-- Start DATASET RECORDS --

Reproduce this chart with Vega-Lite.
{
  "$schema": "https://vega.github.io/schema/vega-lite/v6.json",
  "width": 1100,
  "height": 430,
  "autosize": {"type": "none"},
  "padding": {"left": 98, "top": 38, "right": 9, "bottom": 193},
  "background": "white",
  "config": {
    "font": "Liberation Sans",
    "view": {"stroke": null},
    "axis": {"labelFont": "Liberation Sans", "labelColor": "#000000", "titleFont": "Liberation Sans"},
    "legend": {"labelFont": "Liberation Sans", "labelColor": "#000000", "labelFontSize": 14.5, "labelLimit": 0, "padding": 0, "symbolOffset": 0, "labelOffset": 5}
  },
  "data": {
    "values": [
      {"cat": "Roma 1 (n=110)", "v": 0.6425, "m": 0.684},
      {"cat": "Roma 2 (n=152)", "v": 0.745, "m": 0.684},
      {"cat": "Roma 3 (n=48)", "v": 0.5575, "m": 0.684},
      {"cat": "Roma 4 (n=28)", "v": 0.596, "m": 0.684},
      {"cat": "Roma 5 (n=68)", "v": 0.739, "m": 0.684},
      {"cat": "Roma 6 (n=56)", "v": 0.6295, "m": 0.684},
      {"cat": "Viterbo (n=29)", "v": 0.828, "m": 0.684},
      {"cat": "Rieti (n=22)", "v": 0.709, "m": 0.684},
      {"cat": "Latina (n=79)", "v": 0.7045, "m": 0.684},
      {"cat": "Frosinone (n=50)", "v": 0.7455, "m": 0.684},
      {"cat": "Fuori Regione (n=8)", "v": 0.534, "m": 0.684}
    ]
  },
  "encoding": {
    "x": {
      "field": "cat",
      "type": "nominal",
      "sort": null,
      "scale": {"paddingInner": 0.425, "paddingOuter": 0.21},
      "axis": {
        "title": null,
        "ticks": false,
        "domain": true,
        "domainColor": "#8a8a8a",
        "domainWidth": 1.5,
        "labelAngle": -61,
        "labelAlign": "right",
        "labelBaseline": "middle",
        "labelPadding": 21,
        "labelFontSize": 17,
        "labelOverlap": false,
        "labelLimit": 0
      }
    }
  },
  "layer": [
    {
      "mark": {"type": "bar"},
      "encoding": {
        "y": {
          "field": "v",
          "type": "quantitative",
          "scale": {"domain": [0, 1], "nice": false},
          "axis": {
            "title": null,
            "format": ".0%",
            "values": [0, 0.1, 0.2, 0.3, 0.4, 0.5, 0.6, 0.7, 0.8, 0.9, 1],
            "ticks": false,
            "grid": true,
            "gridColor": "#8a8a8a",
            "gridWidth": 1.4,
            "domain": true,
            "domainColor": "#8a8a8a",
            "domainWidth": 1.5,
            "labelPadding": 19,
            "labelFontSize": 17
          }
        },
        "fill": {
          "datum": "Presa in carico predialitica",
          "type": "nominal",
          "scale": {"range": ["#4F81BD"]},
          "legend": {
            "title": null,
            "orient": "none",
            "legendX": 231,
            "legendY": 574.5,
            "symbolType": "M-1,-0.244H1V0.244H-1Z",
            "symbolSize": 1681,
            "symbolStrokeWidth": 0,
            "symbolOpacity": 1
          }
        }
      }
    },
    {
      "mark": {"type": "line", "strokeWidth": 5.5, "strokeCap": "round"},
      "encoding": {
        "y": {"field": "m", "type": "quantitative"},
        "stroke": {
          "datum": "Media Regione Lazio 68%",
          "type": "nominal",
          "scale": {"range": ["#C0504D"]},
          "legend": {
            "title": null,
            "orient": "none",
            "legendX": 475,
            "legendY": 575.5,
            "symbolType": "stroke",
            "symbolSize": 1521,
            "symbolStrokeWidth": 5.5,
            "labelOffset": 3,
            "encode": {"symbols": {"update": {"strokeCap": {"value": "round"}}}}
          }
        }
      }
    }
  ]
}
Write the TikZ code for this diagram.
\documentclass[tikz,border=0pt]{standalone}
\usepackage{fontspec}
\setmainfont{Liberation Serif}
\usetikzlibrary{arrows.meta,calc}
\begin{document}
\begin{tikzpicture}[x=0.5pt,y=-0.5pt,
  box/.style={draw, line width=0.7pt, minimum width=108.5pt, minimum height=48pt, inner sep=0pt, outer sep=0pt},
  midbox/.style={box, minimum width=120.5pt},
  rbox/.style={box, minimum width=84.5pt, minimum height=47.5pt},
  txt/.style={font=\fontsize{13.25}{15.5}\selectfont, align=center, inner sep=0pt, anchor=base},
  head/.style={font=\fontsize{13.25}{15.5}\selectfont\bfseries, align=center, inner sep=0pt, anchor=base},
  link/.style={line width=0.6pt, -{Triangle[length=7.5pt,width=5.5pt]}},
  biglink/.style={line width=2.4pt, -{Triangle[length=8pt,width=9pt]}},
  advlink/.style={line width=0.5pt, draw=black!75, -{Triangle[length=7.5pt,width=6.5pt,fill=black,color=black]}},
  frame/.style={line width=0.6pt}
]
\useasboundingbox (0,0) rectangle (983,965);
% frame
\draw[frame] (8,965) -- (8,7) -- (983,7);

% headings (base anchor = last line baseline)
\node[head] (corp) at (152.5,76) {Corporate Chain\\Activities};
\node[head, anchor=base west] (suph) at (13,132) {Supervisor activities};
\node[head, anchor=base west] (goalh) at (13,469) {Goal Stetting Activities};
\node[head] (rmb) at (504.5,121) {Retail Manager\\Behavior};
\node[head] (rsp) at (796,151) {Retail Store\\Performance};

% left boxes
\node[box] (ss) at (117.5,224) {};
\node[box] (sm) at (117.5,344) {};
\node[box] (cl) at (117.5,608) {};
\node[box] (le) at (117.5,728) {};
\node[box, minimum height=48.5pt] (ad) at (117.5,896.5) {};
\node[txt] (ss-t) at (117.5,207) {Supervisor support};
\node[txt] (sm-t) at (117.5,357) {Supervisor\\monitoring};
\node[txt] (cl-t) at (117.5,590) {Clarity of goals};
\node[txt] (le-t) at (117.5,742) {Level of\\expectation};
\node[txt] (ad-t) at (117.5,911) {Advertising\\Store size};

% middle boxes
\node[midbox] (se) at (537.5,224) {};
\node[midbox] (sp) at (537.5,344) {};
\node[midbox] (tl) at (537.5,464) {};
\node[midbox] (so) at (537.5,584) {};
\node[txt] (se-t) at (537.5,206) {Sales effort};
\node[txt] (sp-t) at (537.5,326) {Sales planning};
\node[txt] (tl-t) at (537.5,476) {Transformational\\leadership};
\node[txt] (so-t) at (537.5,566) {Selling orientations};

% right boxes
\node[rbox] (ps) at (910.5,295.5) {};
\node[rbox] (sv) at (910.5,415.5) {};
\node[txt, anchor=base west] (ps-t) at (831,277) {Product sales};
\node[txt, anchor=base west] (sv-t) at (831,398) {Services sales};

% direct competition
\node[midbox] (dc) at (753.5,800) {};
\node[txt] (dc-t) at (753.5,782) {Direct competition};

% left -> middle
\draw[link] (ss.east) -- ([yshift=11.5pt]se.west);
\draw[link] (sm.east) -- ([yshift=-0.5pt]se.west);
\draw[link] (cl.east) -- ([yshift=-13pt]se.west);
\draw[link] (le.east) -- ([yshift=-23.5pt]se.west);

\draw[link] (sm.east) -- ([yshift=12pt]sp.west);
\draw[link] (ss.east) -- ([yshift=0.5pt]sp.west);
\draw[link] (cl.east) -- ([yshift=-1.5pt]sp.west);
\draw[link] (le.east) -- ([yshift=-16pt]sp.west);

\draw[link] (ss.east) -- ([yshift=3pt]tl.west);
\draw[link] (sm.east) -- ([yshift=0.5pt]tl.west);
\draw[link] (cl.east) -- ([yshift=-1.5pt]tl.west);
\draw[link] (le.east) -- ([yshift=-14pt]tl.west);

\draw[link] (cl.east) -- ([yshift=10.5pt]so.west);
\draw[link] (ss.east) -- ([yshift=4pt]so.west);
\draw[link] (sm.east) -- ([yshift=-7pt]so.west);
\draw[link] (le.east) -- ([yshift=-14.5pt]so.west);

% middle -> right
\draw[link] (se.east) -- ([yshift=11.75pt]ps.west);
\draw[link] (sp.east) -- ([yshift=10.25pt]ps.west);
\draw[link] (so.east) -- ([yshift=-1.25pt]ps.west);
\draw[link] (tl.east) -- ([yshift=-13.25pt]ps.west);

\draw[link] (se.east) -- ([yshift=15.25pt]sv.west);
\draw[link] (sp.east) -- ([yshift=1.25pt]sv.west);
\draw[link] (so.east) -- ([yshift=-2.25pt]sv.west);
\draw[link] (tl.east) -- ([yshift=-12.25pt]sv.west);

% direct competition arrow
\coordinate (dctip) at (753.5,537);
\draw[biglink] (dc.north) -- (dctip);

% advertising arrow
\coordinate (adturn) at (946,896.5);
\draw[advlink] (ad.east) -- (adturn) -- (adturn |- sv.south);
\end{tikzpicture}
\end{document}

-- End DATASET RECORDS --

§ **PROBLEM REQUIREMENTS**
Show all lines above holding "this".

§ **FULL RESPONSE**
Reproduce this chart with Vega-Lite.
Write the TikZ code for this diagram.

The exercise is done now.